Les études de registre ou de cohorte confirment le passage transplacentaire des anti-TNF et n’ont pas montré de signal inquiétant chez le fœtus permettant leur utilisation quand la situation le nécessite .L’existence de taux résiduels élevés chez le nouveau –né nécessite de prévenir les parents et l’équipe médicale en charge des enfants exposés in utero pour repousser la date des vaccins vivants au –delà d’1an.
Pour minimiser les taux résiduels à la naissance, il a été suggéré d’interrompre, quand la situation clinique le permet, les anti-TNF avant la 24e semaine de grossesse, cependant, seule une interruption avant la 17eme semaine permet d’éviter le passage transplacentaire de la biothérapie.

Vedolizumab  et ustékinumab Anti L6 et anti-IL-12/23

Les données publiées concernant ces 2 biothérapies sont beaucoup moins nombreuses et ne permettent pas d’avoir une opinion définitive sur leur innocuité.

Les données de sécurité d’emploi de l’ustékinumab et du vedolizumab sont insuffisantes pour affirmer leur innocuité au cours de la grossesse.

Peut-on faire une endoscopie au cours de la grossesse ?

Malgré l’utilisation de marqueurs biologiques d’inflammation et notamment de la calprotectine fécale, il peut parfois être nécessaire de pratiquer une endoscopie au cours de la grossesse.
Les résultats d’une étude récente suggéraient que l’endoscopie base n’augmente pas le risque fœtal
. Dans une étude de cohorte en population générale, 3 052 grossesses au cours desquelles une endoscopie haute (n = 2 025) et/ou basse ‘n=1 109) a été pratiquée, ont été identifiées. En comparaison à la population générale, la réalisation d’une endoscopie était associée à un risque relatif (RR) élevé de prématurité : RR = 1,54 (IC 95% : 1,36-1,75) et de faible poids de naissance : RR = 1,30 (IC 95% : 1,07-1,57) indépendamment du trimestre de grossesse. La même analyse chez des patientes n’ayant pas de MICI, de maladie cœliaque ou de maladie du foie montrait que la pratique d’une endoscopie n’était pas associée à un sur-risque fœtal. Le pronostic fœtal n’était pas non plus impacté par l’endoscopie chez les patientes ayant eu plusieurs grossesses dont l’une avait nécessité la réalisation d’une endoscopie.

Ces données sont rassurantes mais confirment la nécessité de trouver des solutions alternatives à la réalisation des endoscopies au cours de la grossesse.

Quand faut-il proposer un accouchement par césarienne ?

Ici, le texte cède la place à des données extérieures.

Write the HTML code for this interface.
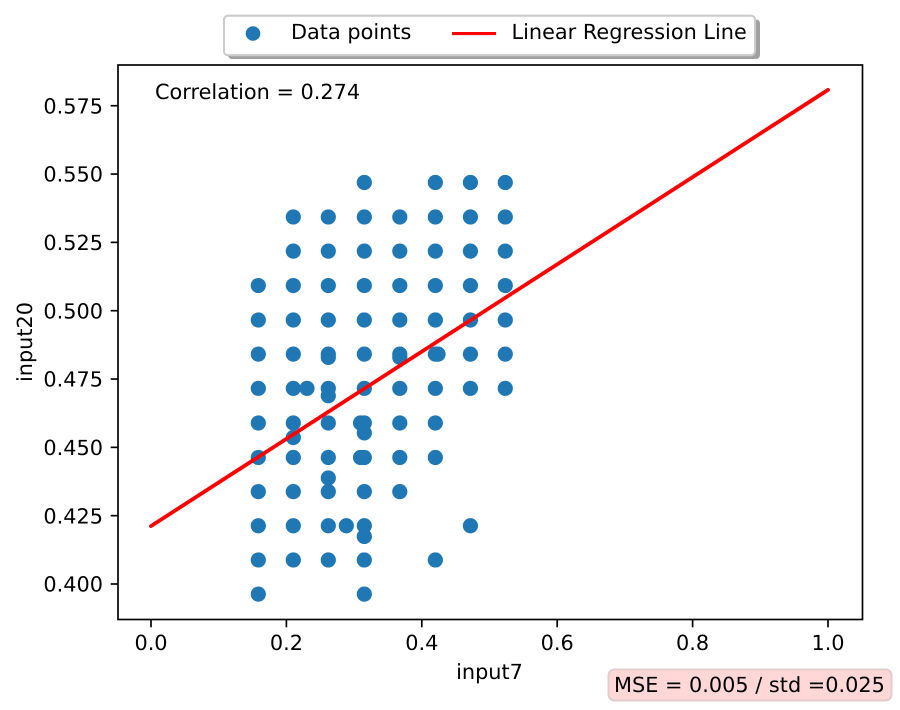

Il s’agit avant tout d’une décision obstétricale. D’un point de vue gastro-entérologique, une césarienne est recommandée en cas de maladie périnéale et/ou rectale active. Le risque de développer ou de récidiver une atteinte périnéale n’est pas augmentée par un accouchement par voie basse.

L’existence d’une stomie ne contre- indique pas un accouchement par voie basse.

CONCLUSION

Les projets de grossesse de nos patients ne doivent pas être repoussés inutilement. Ils doivent être anticipés et discutés chez les adultes jeunes pour les amener à le concevoir lors d’une période de rémission. Il est primordial de discuter des traitements et de leur sécurité d’utilisation pour évaluer les bénéfices et les risques en tenant compte de leur avis.